Is a random number generated by a CSRNG equivalently secure as the SHA hash of that number?
Security is not a single parameter. Equivalently secure under which requirements, under which scope and which pre-conditions?
I know that RNGs generate numbers that look random, and aren't necessarily random.
Random number generations may not produce unpredictable output, but a well seeded CSPRNG, a cryptographically secure random number generator is - of course - supposed to do that.
For example, in a range of [1, 2^256], number 100 might be picked randomly, but it isn't secure, so it needs to be changed.
Any element, when securely generated, is as secure as the next.
Note that SHA-256 generates 256 bits, which may be interpreted as a number afterwards, although we then usually assume it is in the range $[0, 2^{256})$.

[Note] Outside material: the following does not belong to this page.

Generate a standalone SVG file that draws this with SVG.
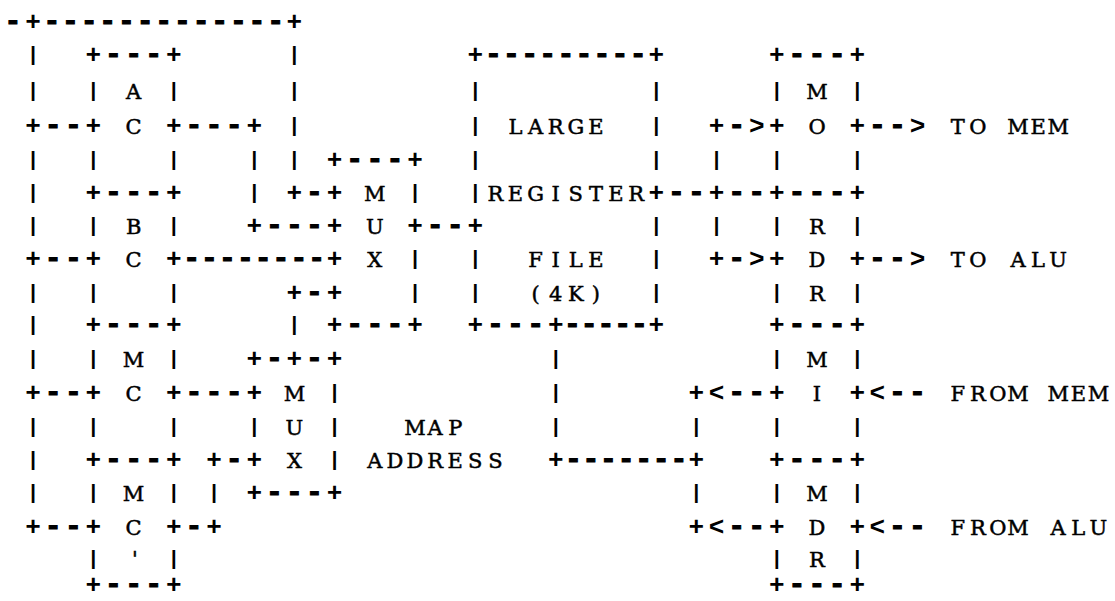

However, the SHA256 hash of a number that looks random has the same chances to be 100 just like any other result.
"Looks random" is not a good assumption. 43573405478350 may "look random", but it won't ever generate the value 100.
A CSPRNG and a cryptographically secure hash such as SHA-256 should have the same probability to generate a specific number when well seeded.
Does this mean that the SHA256 hash of a pseudo-random number is inferior in terms of security?
As indicated, that mainly depends on the input. Many CSPRNG's are actually build upon hash algorithms. Adding another hash iteration probably won't do much with regards to security, assuming that you will at least feed it 256 bits of course.